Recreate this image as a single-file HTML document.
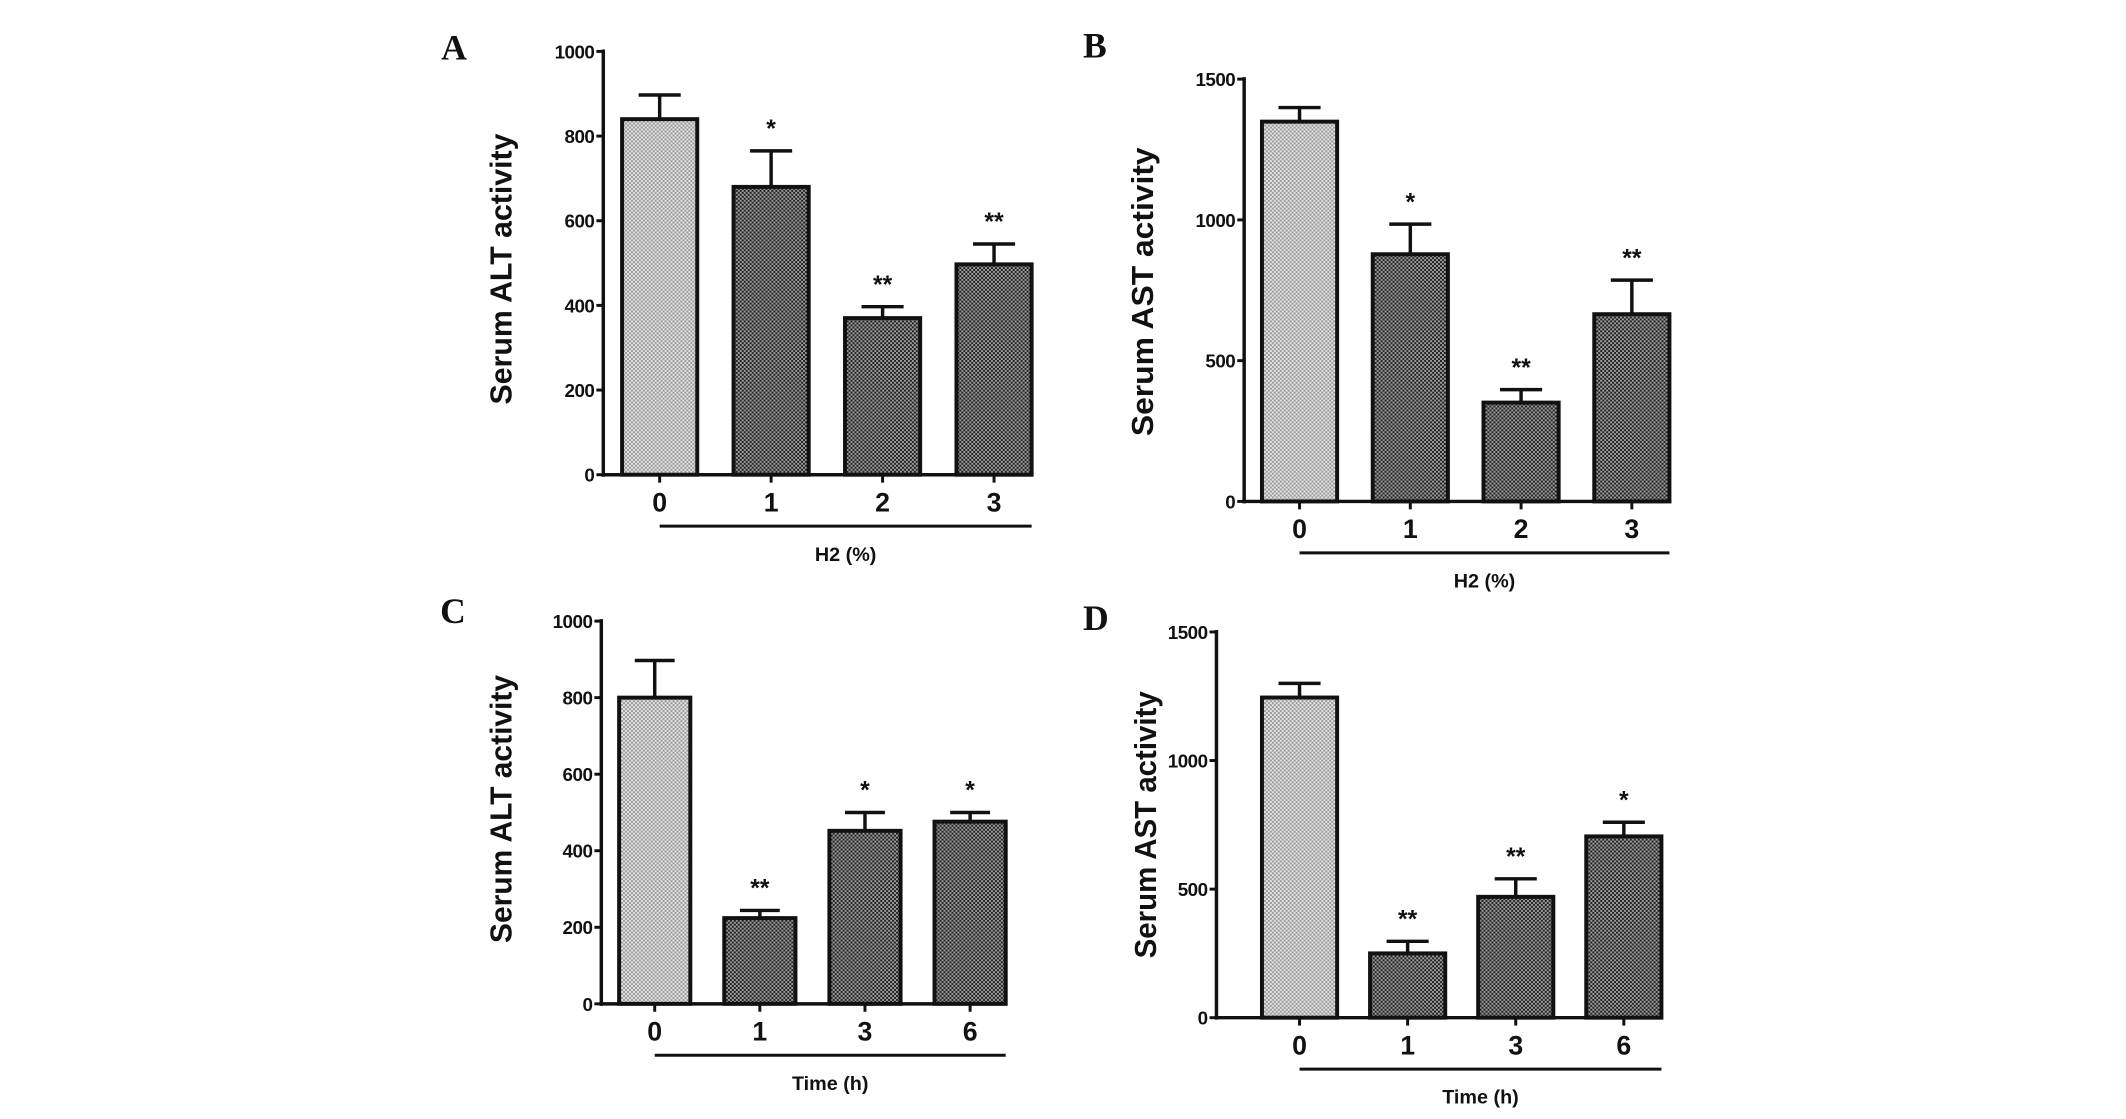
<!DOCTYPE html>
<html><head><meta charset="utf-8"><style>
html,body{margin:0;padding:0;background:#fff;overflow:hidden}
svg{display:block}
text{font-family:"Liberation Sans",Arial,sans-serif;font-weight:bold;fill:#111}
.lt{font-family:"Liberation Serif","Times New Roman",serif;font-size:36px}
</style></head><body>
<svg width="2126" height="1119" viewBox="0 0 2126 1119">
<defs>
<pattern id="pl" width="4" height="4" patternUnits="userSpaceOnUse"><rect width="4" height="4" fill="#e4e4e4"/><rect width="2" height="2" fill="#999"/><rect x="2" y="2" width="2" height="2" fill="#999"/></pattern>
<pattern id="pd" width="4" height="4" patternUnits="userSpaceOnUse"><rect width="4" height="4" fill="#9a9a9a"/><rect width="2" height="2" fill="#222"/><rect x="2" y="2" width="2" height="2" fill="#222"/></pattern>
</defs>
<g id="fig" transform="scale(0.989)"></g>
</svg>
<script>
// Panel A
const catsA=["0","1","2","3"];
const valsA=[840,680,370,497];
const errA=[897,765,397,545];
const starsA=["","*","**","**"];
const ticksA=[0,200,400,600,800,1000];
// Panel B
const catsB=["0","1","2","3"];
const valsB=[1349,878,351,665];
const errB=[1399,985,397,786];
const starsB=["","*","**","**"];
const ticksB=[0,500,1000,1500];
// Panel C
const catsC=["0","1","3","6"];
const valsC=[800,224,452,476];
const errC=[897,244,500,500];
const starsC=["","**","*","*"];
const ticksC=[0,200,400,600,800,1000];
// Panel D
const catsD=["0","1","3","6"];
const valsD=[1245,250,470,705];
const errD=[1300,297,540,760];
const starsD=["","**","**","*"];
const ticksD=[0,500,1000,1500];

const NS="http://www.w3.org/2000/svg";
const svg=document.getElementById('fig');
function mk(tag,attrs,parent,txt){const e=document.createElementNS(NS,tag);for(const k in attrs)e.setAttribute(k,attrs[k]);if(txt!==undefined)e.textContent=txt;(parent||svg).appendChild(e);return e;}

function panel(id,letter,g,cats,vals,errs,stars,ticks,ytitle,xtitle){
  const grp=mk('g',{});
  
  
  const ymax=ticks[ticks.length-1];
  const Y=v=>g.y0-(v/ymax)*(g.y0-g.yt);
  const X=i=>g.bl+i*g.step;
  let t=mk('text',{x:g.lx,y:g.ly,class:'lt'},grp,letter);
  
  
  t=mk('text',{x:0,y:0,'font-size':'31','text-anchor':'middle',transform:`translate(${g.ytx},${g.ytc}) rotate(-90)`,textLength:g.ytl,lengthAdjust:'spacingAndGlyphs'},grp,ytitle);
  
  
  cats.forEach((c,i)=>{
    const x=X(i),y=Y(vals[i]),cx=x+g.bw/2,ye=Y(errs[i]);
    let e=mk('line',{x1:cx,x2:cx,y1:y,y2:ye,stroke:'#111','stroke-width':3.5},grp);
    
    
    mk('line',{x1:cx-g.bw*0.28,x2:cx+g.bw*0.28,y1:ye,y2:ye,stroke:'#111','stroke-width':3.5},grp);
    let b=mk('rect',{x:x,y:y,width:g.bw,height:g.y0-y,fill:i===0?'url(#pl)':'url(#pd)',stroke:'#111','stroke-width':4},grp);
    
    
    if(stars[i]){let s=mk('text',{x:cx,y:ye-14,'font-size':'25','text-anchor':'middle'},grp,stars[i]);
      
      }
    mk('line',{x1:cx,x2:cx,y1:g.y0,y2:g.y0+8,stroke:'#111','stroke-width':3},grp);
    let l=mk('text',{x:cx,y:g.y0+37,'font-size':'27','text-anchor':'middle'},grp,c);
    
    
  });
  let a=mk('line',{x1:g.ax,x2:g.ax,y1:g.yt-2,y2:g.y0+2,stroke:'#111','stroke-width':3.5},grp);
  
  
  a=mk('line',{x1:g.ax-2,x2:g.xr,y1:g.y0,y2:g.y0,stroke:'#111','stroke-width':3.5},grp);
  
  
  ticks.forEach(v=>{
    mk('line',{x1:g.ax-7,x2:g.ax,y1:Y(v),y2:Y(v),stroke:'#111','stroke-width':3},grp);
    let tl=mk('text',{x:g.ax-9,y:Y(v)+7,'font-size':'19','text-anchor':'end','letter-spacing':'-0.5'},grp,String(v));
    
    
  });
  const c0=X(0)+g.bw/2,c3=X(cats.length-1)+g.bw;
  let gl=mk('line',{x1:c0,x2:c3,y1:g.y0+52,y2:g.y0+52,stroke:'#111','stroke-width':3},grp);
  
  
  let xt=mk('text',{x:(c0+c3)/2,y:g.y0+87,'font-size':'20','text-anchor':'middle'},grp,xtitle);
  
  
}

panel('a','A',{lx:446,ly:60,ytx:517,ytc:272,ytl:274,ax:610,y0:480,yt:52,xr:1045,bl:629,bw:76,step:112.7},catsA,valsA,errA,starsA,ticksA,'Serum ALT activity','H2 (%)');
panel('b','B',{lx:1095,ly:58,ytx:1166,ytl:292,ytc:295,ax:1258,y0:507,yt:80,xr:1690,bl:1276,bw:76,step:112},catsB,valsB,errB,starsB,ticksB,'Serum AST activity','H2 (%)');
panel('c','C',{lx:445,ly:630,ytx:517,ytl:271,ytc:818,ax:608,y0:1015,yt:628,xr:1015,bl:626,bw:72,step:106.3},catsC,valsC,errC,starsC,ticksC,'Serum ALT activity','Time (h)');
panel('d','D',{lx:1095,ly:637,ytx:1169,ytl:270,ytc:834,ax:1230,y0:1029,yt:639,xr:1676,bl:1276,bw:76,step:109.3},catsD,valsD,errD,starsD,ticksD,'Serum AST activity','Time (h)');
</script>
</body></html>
* * * * * * * * *
Return the listing above word for word, with the pictures removed.

Recreate this image as a single-file HTML document.
<!DOCTYPE html>
<html><head><meta charset="utf-8"><style>
html,body{margin:0;padding:0;background:#fff;overflow:hidden}
svg{display:block}
text{font-family:"Liberation Sans",Arial,sans-serif;font-weight:bold;fill:#111}
.lt{font-family:"Liberation Serif","Times New Roman",serif;font-size:36px}
</style></head><body>
<svg width="2126" height="1119" viewBox="0 0 2126 1119">
<defs>
<pattern id="pl" width="4" height="4" patternUnits="userSpaceOnUse"><rect width="4" height="4" fill="#e4e4e4"/><rect width="2" height="2" fill="#999"/><rect x="2" y="2" width="2" height="2" fill="#999"/></pattern>
<pattern id="pd" width="4" height="4" patternUnits="userSpaceOnUse"><rect width="4" height="4" fill="#9a9a9a"/><rect width="2" height="2" fill="#222"/><rect x="2" y="2" width="2" height="2" fill="#222"/></pattern>
</defs>
<g id="fig" transform="scale(0.989)"></g>
</svg>
<script>
// Panel A
const catsA=["0","1","2","3"];
const valsA=[840,680,370,497];
const errA=[897,765,397,545];
const starsA=["","*","**","**"];
const ticksA=[0,200,400,600,800,1000];
// Panel B
const catsB=["0","1","2","3"];
const valsB=[1349,878,351,665];
const errB=[1399,985,397,786];
const starsB=["","*","**","**"];
const ticksB=[0,500,1000,1500];
// Panel C
const catsC=["0","1","3","6"];
const valsC=[800,224,452,476];
const errC=[897,244,500,500];
const starsC=["","**","*","*"];
const ticksC=[0,200,400,600,800,1000];
// Panel D
const catsD=["0","1","3","6"];
const valsD=[1245,250,470,705];
const errD=[1300,297,540,760];
const starsD=["","**","**","*"];
const ticksD=[0,500,1000,1500];

const NS="http://www.w3.org/2000/svg";
const svg=document.getElementById('fig');
function mk(tag,attrs,parent,txt){const e=document.createElementNS(NS,tag);for(const k in attrs)e.setAttribute(k,attrs[k]);if(txt!==undefined)e.textContent=txt;(parent||svg).appendChild(e);return e;}

function panel(id,letter,g,cats,vals,errs,stars,ticks,ytitle,xtitle){
  const grp=mk('g',{});
  
  
  const ymax=ticks[ticks.length-1];
  const Y=v=>g.y0-(v/ymax)*(g.y0-g.yt);
  const X=i=>g.bl+i*g.step;
  let t=mk('text',{x:g.lx,y:g.ly,class:'lt'},grp,letter);
  
  
  t=mk('text',{x:0,y:0,'font-size':'31','text-anchor':'middle',transform:`translate(${g.ytx},${g.ytc}) rotate(-90)`,textLength:g.ytl,lengthAdjust:'spacingAndGlyphs'},grp,ytitle);
  
  
  cats.forEach((c,i)=>{
    const x=X(i),y=Y(vals[i]),cx=x+g.bw/2,ye=Y(errs[i]);
    let e=mk('line',{x1:cx,x2:cx,y1:y,y2:ye,stroke:'#111','stroke-width':3.5},grp);
    
    
    mk('line',{x1:cx-g.bw*0.28,x2:cx+g.bw*0.28,y1:ye,y2:ye,stroke:'#111','stroke-width':3.5},grp);
    let b=mk('rect',{x:x,y:y,width:g.bw,height:g.y0-y,fill:i===0?'url(#pl)':'url(#pd)',stroke:'#111','stroke-width':4},grp);
    
    
    if(stars[i]){let s=mk('text',{x:cx,y:ye-14,'font-size':'25','text-anchor':'middle'},grp,stars[i]);
      
      }
    mk('line',{x1:cx,x2:cx,y1:g.y0,y2:g.y0+8,stroke:'#111','stroke-width':3},grp);
    let l=mk('text',{x:cx,y:g.y0+37,'font-size':'27','text-anchor':'middle'},grp,c);
    
    
  });
  let a=mk('line',{x1:g.ax,x2:g.ax,y1:g.yt-2,y2:g.y0+2,stroke:'#111','stroke-width':3.5},grp);
  
  
  a=mk('line',{x1:g.ax-2,x2:g.xr,y1:g.y0,y2:g.y0,stroke:'#111','stroke-width':3.5},grp);
  
  
  ticks.forEach(v=>{
    mk('line',{x1:g.ax-7,x2:g.ax,y1:Y(v),y2:Y(v),stroke:'#111','stroke-width':3},grp);
    let tl=mk('text',{x:g.ax-9,y:Y(v)+7,'font-size':'19','text-anchor':'end','letter-spacing':'-0.5'},grp,String(v));
    
    
  });
  const c0=X(0)+g.bw/2,c3=X(cats.length-1)+g.bw;
  let gl=mk('line',{x1:c0,x2:c3,y1:g.y0+52,y2:g.y0+52,stroke:'#111','stroke-width':3},grp);
  
  
  let xt=mk('text',{x:(c0+c3)/2,y:g.y0+87,'font-size':'20','text-anchor':'middle'},grp,xtitle);
  
  
}

panel('a','A',{lx:446,ly:60,ytx:517,ytc:272,ytl:274,ax:610,y0:480,yt:52,xr:1045,bl:629,bw:76,step:112.7},catsA,valsA,errA,starsA,ticksA,'Serum ALT activity','H2 (%)');
panel('b','B',{lx:1095,ly:58,ytx:1166,ytl:292,ytc:295,ax:1258,y0:507,yt:80,xr:1690,bl:1276,bw:76,step:112},catsB,valsB,errB,starsB,ticksB,'Serum AST activity','H2 (%)');
panel('c','C',{lx:445,ly:630,ytx:517,ytl:271,ytc:818,ax:608,y0:1015,yt:628,xr:1015,bl:626,bw:72,step:106.3},catsC,valsC,errC,starsC,ticksC,'Serum ALT activity','Time (h)');
panel('d','D',{lx:1095,ly:637,ytx:1169,ytl:270,ytc:834,ax:1230,y0:1029,yt:639,xr:1676,bl:1276,bw:76,step:109.3},catsD,valsD,errD,starsD,ticksD,'Serum AST activity','Time (h)');
</script>
</body></html>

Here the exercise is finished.